Start

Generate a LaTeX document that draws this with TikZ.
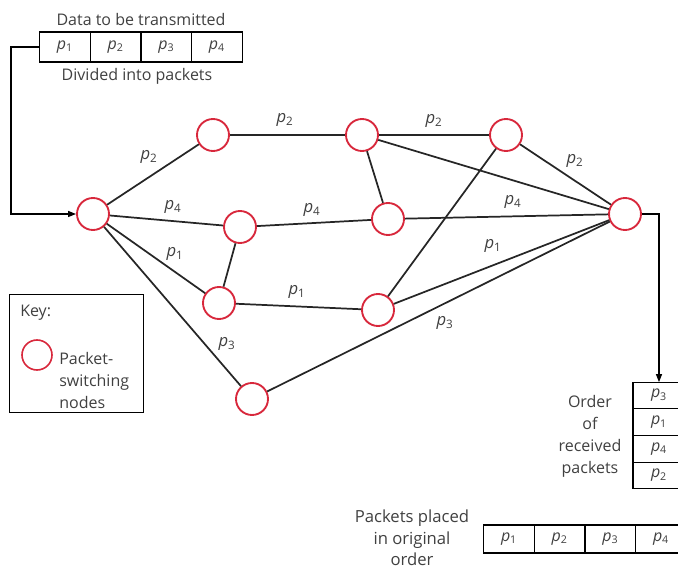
\documentclass[tikz,border=0pt]{standalone}
\usepackage{fontspec}
\setsansfont{Open Sans}
\usetikzlibrary{arrows.meta, positioning}

\definecolor{nodered}{HTML}{D8283C}
\definecolor{txt}{HTML}{404040}
\newcommand{\pk}[1]{{\itshape p}\textsubscript{#1}}

\begin{document}
\begin{tikzpicture}[
                x=0.75pt, y=-0.75pt,
                every node/.style={font=\sffamily\fontsize{12}{14}\selectfont, text=txt},
                pnode/.style={circle, draw=nodered, line width=1.4pt, fill=white, minimum size=24pt, inner sep=0pt},
                cell/.style={draw=black, line width=0.8pt, minimum width=38pt, minimum height=22.5pt, inner sep=0pt, outer sep=0pt},
                rcell/.style={cell, minimum width=39pt, minimum height=20pt},
                bcell/.style={cell, minimum width=38pt, minimum height=21pt},
                link/.style={line width=1.3pt, draw=black!85},
                lbl/.style={font=\sffamily\fontsize{12.5}{14}\selectfont},
                stack/.style={align=center, font=\sffamily\fontsize{12}{16.5}\selectfont},
                flow/.style={line width=0.9pt, -{Triangle[length=6pt, width=4.5pt]}}
            ]
            \useasboundingbox (0,0) rectangle (678,566);

            % Data to be transmitted
            \node[cell] (t1) at (65,47) {\pk{1}};
            \node[cell, right=0pt of t1] (t2) {\pk{2}};
            \node[cell, right=0pt of t2] (t3) {\pk{3}};
            \node[cell, right=0pt of t3] (t4) {\pk{4}};
            \node (dataTxt) at (141,20) {Data to be transmitted};
            \node (divTxt) at (137,76) {Divided into packets};

            % Packet-switching nodes
            \node[pnode] (src) at (93,214) {};
            \node[pnode] (b) at (213,135) {};
            \node[pnode] (c) at (362,135) {};
            \node[pnode] (d) at (506,135) {};
            \node[pnode] (e) at (240,227) {};
            \node[pnode] (f) at (388,219) {};
            \node[pnode] (g) at (219,303) {};
            \node[pnode] (h) at (378,310) {};
            \node[pnode] (i) at (252,399) {};
            \node[pnode] (dst) at (625,214) {};

            % Links
            \draw[link] (src) -- (b);
            \draw[link] (b) -- (c);
            \draw[link] (c) -- (d);
            \draw[link] (d) -- (dst);
            \draw[link] (c) -- (dst);
            \draw[link] (c) -- (f);
            \draw[link] (src) -- (e);
            \draw[link] (e) -- (f);
            \draw[link] (f) -- (dst);
            \draw[link] (src) -- (g);
            \draw[link] (e) -- (g);
            \draw[link] (g) -- (h);
            \draw[link] (h) -- (dst);
            \draw[link] (h) -- (d);
            \draw[link] (src) -- (i);
            \draw[link] (i) -- (dst);

            % Packet labels
            \node[lbl] (lb2a) at (149,157) {\pk{2}};
            \node[lbl] (lb2b) at (285,120) {\pk{2}};
            \node[lbl] (lb2c) at (434,121) {\pk{2}};
            \node[lbl] (lb2d) at (575,161) {\pk{2}};
            \node[lbl] (lb4a) at (173,207) {\pk{4}};
            \node[lbl] (lb4b) at (312,210) {\pk{4}};
            \node[lbl] (lb4c) at (513,202) {\pk{4}};
            \node[lbl] (lb1a) at (175,254) {\pk{1}};
            \node[lbl] (lb1b) at (297,292) {\pk{1}};
            \node[lbl] (lb1c) at (493,246) {\pk{1}};
            \node[lbl] (lb3a) at (227,344) {\pk{3}};
            \node[lbl] (lb3b) at (445,323) {\pk{3}};

            % Order of received packets
            \node[rcell] (r1) at (659,395.5) {\pk{3}};
            \node[rcell, below=0pt of r1] (r2) {\pk{1}};
            \node[rcell, below=0pt of r2] (r3) {\pk{4}};
            \node[rcell, below=0pt of r3] (r4) {\pk{2}};
            \node[stack] (ordTxt) at (590,436) {Order\\of\\received\\packets};

            % Packets placed in original order
            \node[bcell] (o1) at (509,539) {\pk{1}};
            \node[bcell, right=0pt of o1] (o2) {\pk{2}};
            \node[bcell, right=0pt of o2] (o3) {\pk{3}};
            \node[bcell, right=0pt of o3] (o4) {\pk{4}};
            \node[stack, font=\sffamily\fontsize{12.5}{16}\selectfont] (origTxt) at (412,538) {Packets placed\\in original\\order};

            % Input and output
            \coordinate (inBend) at (11,214);
            \draw[flow] (t1.west) -| (inBend) -- (src);
            \draw[flow] (dst.east) -| (r1.north);

            % Key
            \node[draw=black, line width=0.8pt, minimum width=100pt, minimum height=88pt, inner sep=0pt] (keyBox) at (76.5,353.5) {};
            \node[anchor=west, inner sep=0pt] (keyTxt) at (20,313) {Key:};
            \node[pnode, minimum size=22.5pt, line width=1.2pt] (keyNode) at (37,355) {};
            \node[anchor=west, align=left, inner sep=0pt, font=\sffamily\fontsize{12}{16.5}\selectfont] (keyLbl) at (59,380) {Packet-\\switching\\nodes};
        \end{tikzpicture}
\end{document}
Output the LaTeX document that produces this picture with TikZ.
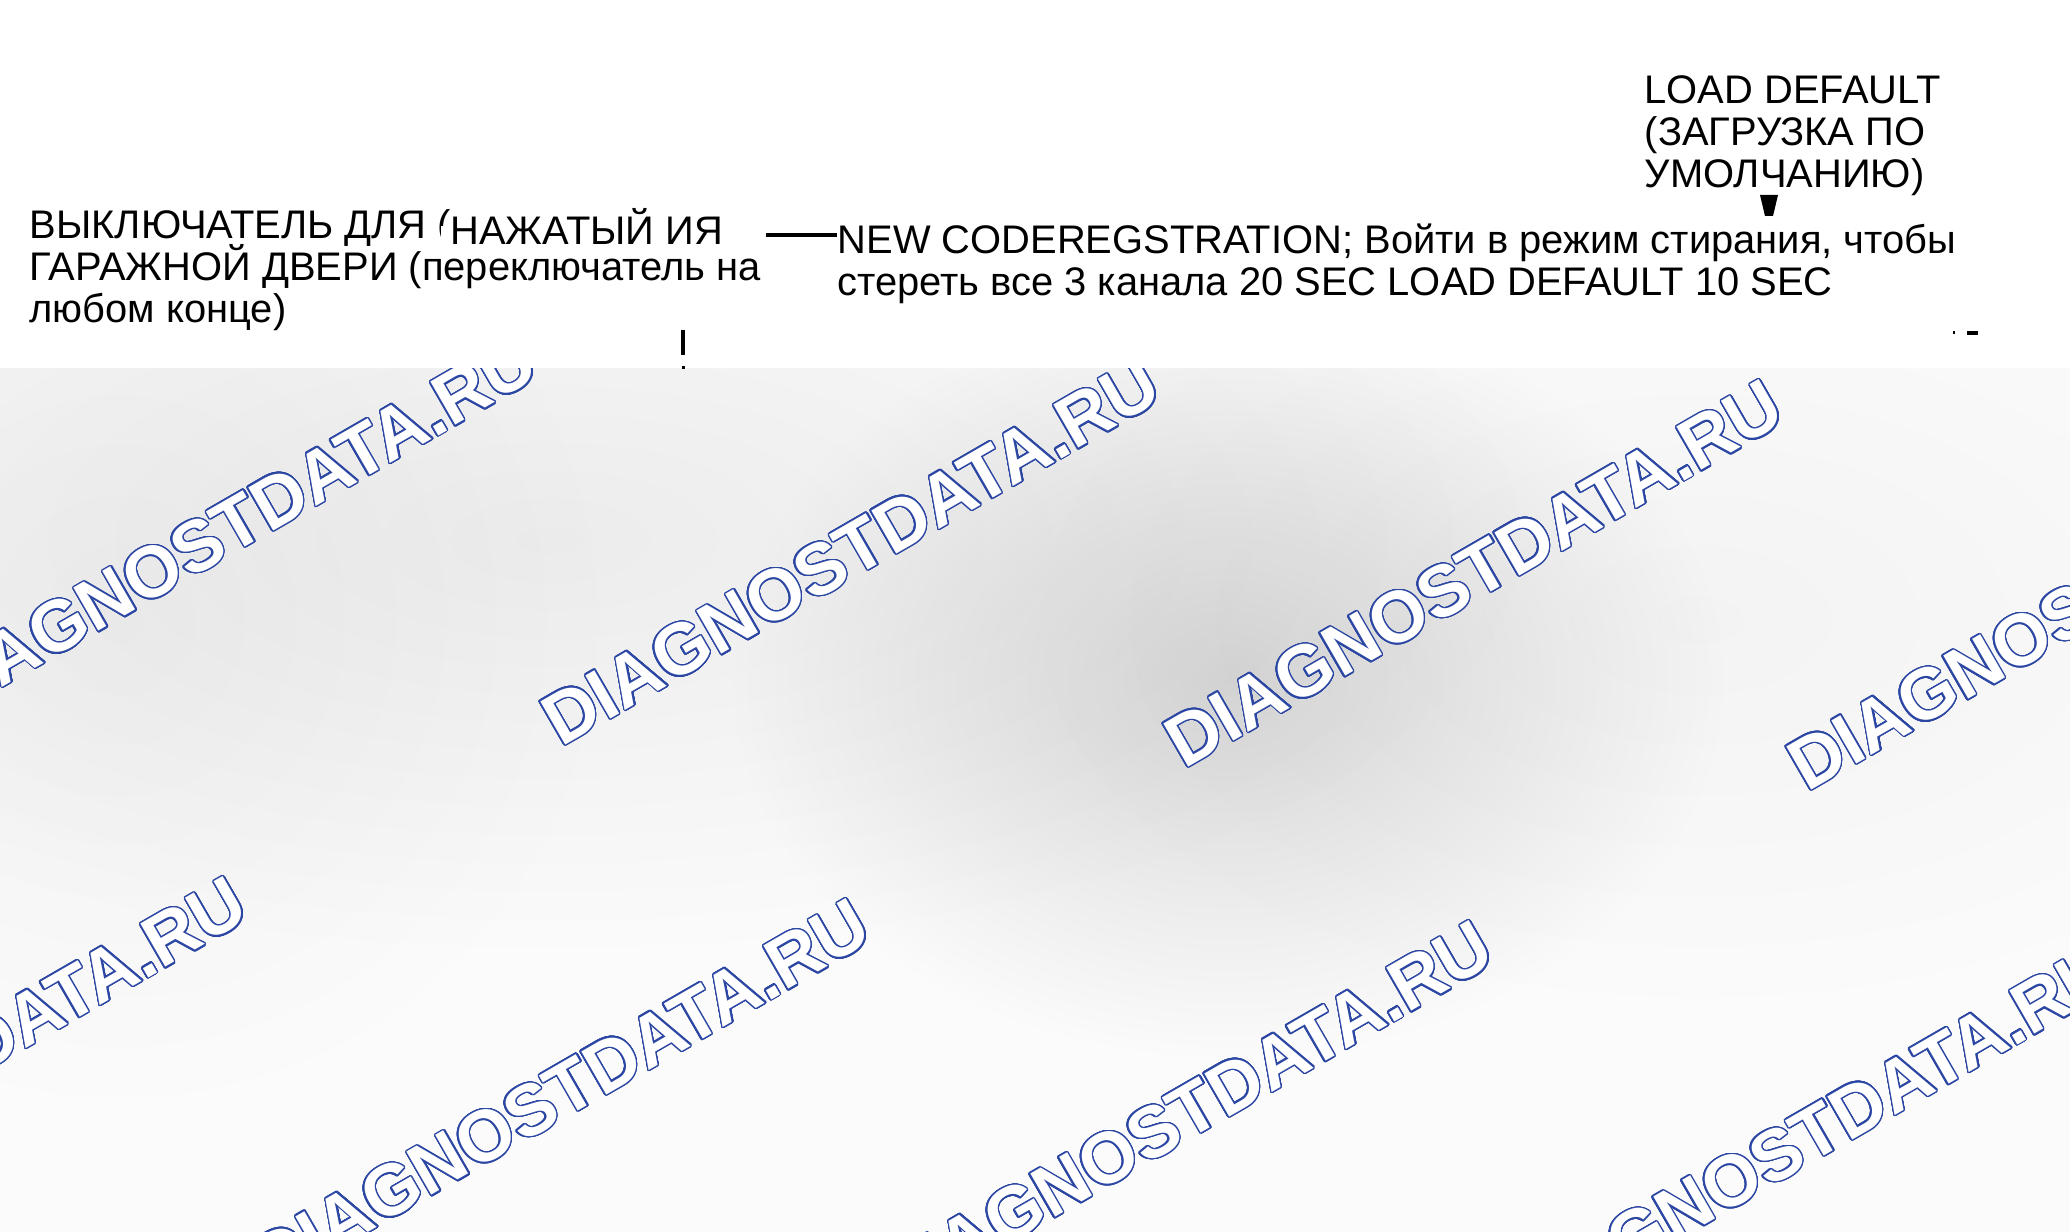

End

### DIRECTIONS
Each record should be quoted exactly, with the images omitted.

### WRITTEN RESPONSE
Generate a LaTeX document that draws this with TikZ.
\documentclass[tikz,border=0pt]{standalone}
\usepackage{fontspec}
\setsansfont{Open Sans}
\usetikzlibrary{arrows.meta, positioning}

\definecolor{nodered}{HTML}{D8283C}
\definecolor{txt}{HTML}{404040}
\newcommand{\pk}[1]{{\itshape p}\textsubscript{#1}}

\begin{document}
\begin{tikzpicture}[
                x=0.75pt, y=-0.75pt,
                every node/.style={font=\sffamily\fontsize{12}{14}\selectfont, text=txt},
                pnode/.style={circle, draw=nodered, line width=1.4pt, fill=white, minimum size=24pt, inner sep=0pt},
                cell/.style={draw=black, line width=0.8pt, minimum width=38pt, minimum height=22.5pt, inner sep=0pt, outer sep=0pt},
                rcell/.style={cell, minimum width=39pt, minimum height=20pt},
                bcell/.style={cell, minimum width=38pt, minimum height=21pt},
                link/.style={line width=1.3pt, draw=black!85},
                lbl/.style={font=\sffamily\fontsize{12.5}{14}\selectfont},
                stack/.style={align=center, font=\sffamily\fontsize{12}{16.5}\selectfont},
                flow/.style={line width=0.9pt, -{Triangle[length=6pt, width=4.5pt]}}
            ]
            \useasboundingbox (0,0) rectangle (678,566);

            % Data to be transmitted
            \node[cell] (t1) at (65,47) {\pk{1}};
            \node[cell, right=0pt of t1] (t2) {\pk{2}};
            \node[cell, right=0pt of t2] (t3) {\pk{3}};
            \node[cell, right=0pt of t3] (t4) {\pk{4}};
            \node (dataTxt) at (141,20) {Data to be transmitted};
            \node (divTxt) at (137,76) {Divided into packets};

            % Packet-switching nodes
            \node[pnode] (src) at (93,214) {};
            \node[pnode] (b) at (213,135) {};
            \node[pnode] (c) at (362,135) {};
            \node[pnode] (d) at (506,135) {};
            \node[pnode] (e) at (240,227) {};
            \node[pnode] (f) at (388,219) {};
            \node[pnode] (g) at (219,303) {};
            \node[pnode] (h) at (378,310) {};
            \node[pnode] (i) at (252,399) {};
            \node[pnode] (dst) at (625,214) {};

            % Links
            \draw[link] (src) -- (b);
            \draw[link] (b) -- (c);
            \draw[link] (c) -- (d);
            \draw[link] (d) -- (dst);
            \draw[link] (c) -- (dst);
            \draw[link] (c) -- (f);
            \draw[link] (src) -- (e);
            \draw[link] (e) -- (f);
            \draw[link] (f) -- (dst);
            \draw[link] (src) -- (g);
            \draw[link] (e) -- (g);
            \draw[link] (g) -- (h);
            \draw[link] (h) -- (dst);
            \draw[link] (h) -- (d);
            \draw[link] (src) -- (i);
            \draw[link] (i) -- (dst);

            % Packet labels
            \node[lbl] (lb2a) at (149,157) {\pk{2}};
            \node[lbl] (lb2b) at (285,120) {\pk{2}};
            \node[lbl] (lb2c) at (434,121) {\pk{2}};
            \node[lbl] (lb2d) at (575,161) {\pk{2}};
            \node[lbl] (lb4a) at (173,207) {\pk{4}};
            \node[lbl] (lb4b) at (312,210) {\pk{4}};
            \node[lbl] (lb4c) at (513,202) {\pk{4}};
            \node[lbl] (lb1a) at (175,254) {\pk{1}};
            \node[lbl] (lb1b) at (297,292) {\pk{1}};
            \node[lbl] (lb1c) at (493,246) {\pk{1}};
            \node[lbl] (lb3a) at (227,344) {\pk{3}};
            \node[lbl] (lb3b) at (445,323) {\pk{3}};

            % Order of received packets
            \node[rcell] (r1) at (659,395.5) {\pk{3}};
            \node[rcell, below=0pt of r1] (r2) {\pk{1}};
            \node[rcell, below=0pt of r2] (r3) {\pk{4}};
            \node[rcell, below=0pt of r3] (r4) {\pk{2}};
            \node[stack] (ordTxt) at (590,436) {Order\\of\\received\\packets};

            % Packets placed in original order
            \node[bcell] (o1) at (509,539) {\pk{1}};
            \node[bcell, right=0pt of o1] (o2) {\pk{2}};
            \node[bcell, right=0pt of o2] (o3) {\pk{3}};
            \node[bcell, right=0pt of o3] (o4) {\pk{4}};
            \node[stack, font=\sffamily\fontsize{12.5}{16}\selectfont] (origTxt) at (412,538) {Packets placed\\in original\\order};

            % Input and output
            \coordinate (inBend) at (11,214);
            \draw[flow] (t1.west) -| (inBend) -- (src);
            \draw[flow] (dst.east) -| (r1.north);

            % Key
            \node[draw=black, line width=0.8pt, minimum width=100pt, minimum height=88pt, inner sep=0pt] (keyBox) at (76.5,353.5) {};
            \node[anchor=west, inner sep=0pt] (keyTxt) at (20,313) {Key:};
            \node[pnode, minimum size=22.5pt, line width=1.2pt] (keyNode) at (37,355) {};
            \node[anchor=west, align=left, inner sep=0pt, font=\sffamily\fontsize{12}{16.5}\selectfont] (keyLbl) at (59,380) {Packet-\\switching\\nodes};
        \end{tikzpicture}
\end{document}
Output the LaTeX document that produces this picture with TikZ.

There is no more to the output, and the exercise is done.